__Exercise directions__. From the first line of the listing below to the line with "const seriesColors = ['#0072BD', '#D95319'];", print each line exactly, and nothing more. Leave out the pictures.

__Information supplied__.
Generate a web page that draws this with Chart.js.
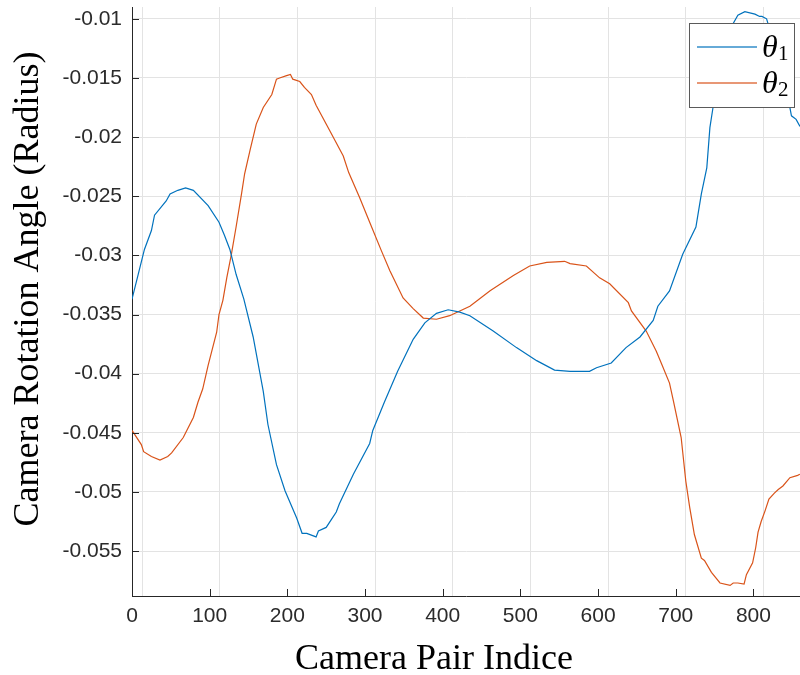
<!DOCTYPE html>
<html>
<head>
<meta charset="utf-8">
<title>Camera Rotation Angle</title>
<script src="https://cdn.jsdelivr.net/npm/chart.js@4.4.1/dist/chart.umd.min.js"></script>
<style>
    html, body { margin: 0; padding: 0; background: #fff; }
    #wrap { width: 800px; height: 675px; position: relative; }
</style>
</head>
<body>
<div id="wrap"><canvas id="myChart"></canvas></div>
<script>
// DATA
const seriesLabels = ['θ1', 'θ2'];
const seriesColors = ['#0072BD', '#D95319'];

const theta1X = [0, 8, 16, 25, 29, 44, 49, 59, 69, 79, 98, 112, 119, 126, 134, 144, 156, 169, 175, 186,
    197, 212, 219, 225, 237, 240, 250, 257, 263, 267, 285, 306, 310, 325, 342, 362, 377, 392, 407, 422,
    435, 465, 495, 521, 544, 564, 589, 598, 617, 636, 654, 671, 677, 692, 709, 726, 733, 740, 744, 748,
    754, 760, 767, 774, 780, 789, 802, 808, 811, 817, 825, 835, 842, 847, 849, 855, 860];
const theta1Y = [-0.0337, -0.0316, -0.0295, -0.0279, -0.0266, -0.0254, -0.0248, -0.0245, -0.0243, -0.0245,
    -0.0258, -0.0272, -0.0283, -0.0295, -0.0316, -0.0337, -0.0369, -0.0415, -0.0443, -0.0477,
    -0.0499, -0.0522, -0.0535, -0.0535, -0.0538, -0.0533, -0.0530, -0.0523, -0.0517, -0.0510,
    -0.0485, -0.0459, -0.0448, -0.0424, -0.0398, -0.0371, -0.0357, -0.0349, -0.0346, -0.0348,
    -0.0351, -0.0364, -0.0378, -0.0389, -0.0397, -0.0398, -0.0398, -0.0395, -0.0391, -0.0378,
    -0.0369, -0.0355, -0.0343, -0.0330, -0.0299, -0.0276, -0.0248, -0.0226, -0.0192, -0.0175,
    -0.0158, -0.0138, -0.0118, -0.0104, -0.0097, -0.0094, -0.0096, -0.0098, -0.0098, -0.0100,
    -0.0118, -0.0145, -0.0165, -0.0175, -0.0182, -0.0185, -0.0191];

const theta2X = [0, 12, 15, 25, 36, 46, 51, 66, 79, 85, 91, 98, 109, 112, 117, 122, 128, 134, 141, 145,
    152, 160, 169, 180, 186, 190, 199, 204, 207, 216, 222, 231, 237, 255, 272, 279, 293, 306, 321, 332,
    349, 362, 375, 392, 409, 435, 461, 491, 512, 534, 557, 564, 585, 602, 615, 639, 643, 662, 675, 682,
    692, 697, 707, 713, 718, 724, 733, 737, 746, 757, 770, 774, 780, 788, 791, 799, 803, 806, 810, 815,
    820, 827, 832, 838, 847, 857, 860];
const theta2Y = [-0.0448, -0.0460, -0.0466, -0.0470, -0.0473, -0.0470, -0.0467, -0.0454, -0.0437, -0.0424,
    -0.0413, -0.0393, -0.0365, -0.0350, -0.0338, -0.0319, -0.0299, -0.0276, -0.0248, -0.0231,
    -0.0211, -0.0189, -0.0175, -0.0164, -0.0151, -0.0150, -0.0148, -0.0147, -0.0151, -0.0153,
    -0.0158, -0.0164, -0.0173, -0.0195, -0.0216, -0.0230, -0.0251, -0.0272, -0.0296, -0.0313,
    -0.0336, -0.0345, -0.0353, -0.0354, -0.0351, -0.0343, -0.0330, -0.0317, -0.0309, -0.0306,
    -0.0305, -0.0307, -0.0309, -0.0319, -0.0324, -0.0340, -0.0347, -0.0364, -0.0381, -0.0392,
    -0.0408, -0.0423, -0.0454, -0.0491, -0.0513, -0.0536, -0.0556, -0.0558, -0.0568, -0.0577,
    -0.0579, -0.0577, -0.0577, -0.0578, -0.0570, -0.0560, -0.0547, -0.0534, -0.0525, -0.0516,
    -0.0506, -0.0501, -0.0498, -0.0495, -0.0488, -0.0486, -0.0485];

// axis ranges and tick steps
const xMin = 0, xMax = 860, xStep = 100;
const yMin = -0.0588, yMax = -0.0090, yStep = 0.005;
const xTitle = 'Camera Pair Indice';
const yTitle = 'Camera Rotation Angle (Radius)';

const axisColor = '#262626';
const gridColor = '#e3e3e3';
const tickFont = { family: '"Liberation Sans", Arial, sans-serif', size: 21 };
const serif = '"Liberation Serif", "Times New Roman", serif';

function toPoints(xs, ys) {
    return xs.map((x, i) => ({ x: x, y: ys[i] }));
}

// the vertical grid lines of the picture sit ~10px right of the ticks
const gridShiftPx = 10;

// inward tick marks, like the original plot
const innerTicks = {
    id: 'innerTicks',
    afterDraw(chart) {
        const { ctx, chartArea } = chart;
        const xs = chart.scales.x, ys = chart.scales.y;
        ctx.save();
        ctx.strokeStyle = axisColor;
        ctx.lineWidth = 1;
        ctx.beginPath();
        xs.ticks.forEach(t => {
            const px = Math.round(xs.getPixelForValue(t.value)) + 0.5;
            ctx.moveTo(px, chartArea.bottom);
            ctx.lineTo(px, chartArea.bottom - 7);
        });
        ys.ticks.forEach(t => {
            const py = Math.round(ys.getPixelForValue(t.value)) + 0.5;
            ctx.moveTo(chartArea.left, py);
            ctx.lineTo(chartArea.left + 7, py);
        });
        ctx.stroke();
        ctx.restore();
    }
};

// axis titles in serif
const axisTitles = {
    id: 'axisTitles',
    afterDraw(chart) {
        const { ctx } = chart;
        ctx.save();
        ctx.fillStyle = '#000';
        ctx.font = '36px ' + serif;
        ctx.textAlign = 'center';
        ctx.textBaseline = 'alphabetic';
        ctx.fillText(xTitle, 434, 669);
        ctx.translate(38, 289);
        ctx.rotate(-Math.PI / 2);
        ctx.fillText(yTitle, 0, 0);
        ctx.restore();
    }
};

// boxed legend with italic theta and subscript number
const thetaLegend = {
    id: 'thetaLegend',
    afterDraw(chart) {
        const { ctx, chartArea } = chart;
        const boxW = 106, boxH = 85;
        const left = Math.round(chartArea.right - 5 - boxW);
        const top = Math.round(chartArea.top + 16);
        ctx.save();
        ctx.fillStyle = '#fff';
        ctx.fillRect(left, top, boxW, boxH);
        ctx.strokeStyle = '#5a5a5a';
        ctx.lineWidth = 1;
        ctx.strokeRect(left + 0.5, top + 0.5, boxW - 1, boxH - 1);
        seriesLabels.forEach((label, i) => {
            const cy = top + 24 + Math.round(i * 35.7);
            ctx.beginPath();
            ctx.strokeStyle = seriesColors[i];
            ctx.globalAlpha = 0.8;
            ctx.lineWidth = 1.6;
            ctx.moveTo(left + 8, cy);
            ctx.lineTo(left + 68, cy);
            ctx.stroke();
            ctx.globalAlpha = 1;
            ctx.fillStyle = '#000';
            ctx.textAlign = 'left';
            ctx.textBaseline = 'alphabetic';
            ctx.font = 'italic 32px ' + serif;
            ctx.fillText(label[0], left + 73, cy + 10);
            ctx.font = '21px ' + serif;
            ctx.fillText(label.slice(1), left + 89, cy + 13);
        });
        ctx.restore();
    }
};

const ctx = document.getElementById('myChart').getContext('2d');

const chart = new Chart(ctx, {
    type: 'line',
    data: {
        datasets: [{
            label: seriesLabels[0],
            data: toPoints(theta1X, theta1Y),
            borderColor: seriesColors[0],
            borderWidth: 1.2,
            pointRadius: 0,
            tension: 0,
        }, {
            label: seriesLabels[1],
            data: toPoints(theta2X, theta2Y),
            borderColor: seriesColors[1],
            borderWidth: 1.2,
            pointRadius: 0,
            tension: 0,
        }],
    },
    options: {
        responsive: true,
        maintainAspectRatio: false,
        animation: false,
        layout: { padding: { top: 7, left: 0, right: 0, bottom: 0 } },
        scales: {
            x: {
                type: 'linear',
                position: 'bottom',
                min: xMin,
                max: xMax,
                grid: { display: false, drawTicks: false },
                border: { display: true, color: axisColor, width: 1 },
                ticks: {
                    stepSize: xStep,
                    includeBounds: false,
                    autoSkip: false,
                    maxRotation: 0,
                    padding: 8,
                    color: '#2b2b2b',
                    font: tickFont,
                },
                afterFit(scale) {
                    scale.height = 79;
                    scale.paddingLeft = 0;
                    scale.paddingRight = 0;
                },
            },
            // grid-only axis, shifted a few pixels to the right
            xg: {
                type: 'linear',
                position: 'top',
                min: xMin - gridShiftPx * (xMax - xMin) / 668,
                max: xMax - gridShiftPx * (xMax - xMin) / 668,
                grid: { color: gridColor, lineWidth: 1, drawTicks: false },
                border: { display: false },
                ticks: { display: false, stepSize: xStep, includeBounds: false },
                afterFit(scale) {
                    scale.height = 0;
                    scale.paddingLeft = 0;
                    scale.paddingRight = 0;
                },
            },
            y: {
                type: 'linear',
                min: yMin,
                max: yMax,
                grid: { color: gridColor, lineWidth: 1, drawTicks: false },
                border: { display: true, color: axisColor, width: 1 },
                ticks: {
                    stepSize: yStep,
                    includeBounds: false,
                    autoSkip: false,
                    padding: 10,
                    color: '#2b2b2b',
                    font: tickFont,
                    callback: (v) => String(Number(v.toFixed(3))),
                },
                afterFit(scale) {
                    scale.width = 132;
                    scale.paddingTop = 0;
                    scale.paddingBottom = 0;
                },
            },
        },
        plugins: {
            legend: { display: false },
            tooltip: { enabled: false },
        },
    },
    plugins: [innerTicks, axisTitles, thetaLegend],
});
</script>
</body>
</html>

__Result__.
Generate a web page that draws this with Chart.js.
<!DOCTYPE html>
<html>
<head>
<meta charset="utf-8">
<title>Camera Rotation Angle</title>
<script src="https://cdn.jsdelivr.net/npm/chart.js@4.4.1/dist/chart.umd.min.js"></script>
<style>
    html, body { margin: 0; padding: 0; background: #fff; }
    #wrap { width: 800px; height: 675px; position: relative; }
</style>
</head>
<body>
<div id="wrap"><canvas id="myChart"></canvas></div>
<script>
// DATA
const seriesLabels = ['θ1', 'θ2'];
const seriesColors = ['#0072BD', '#D95319'];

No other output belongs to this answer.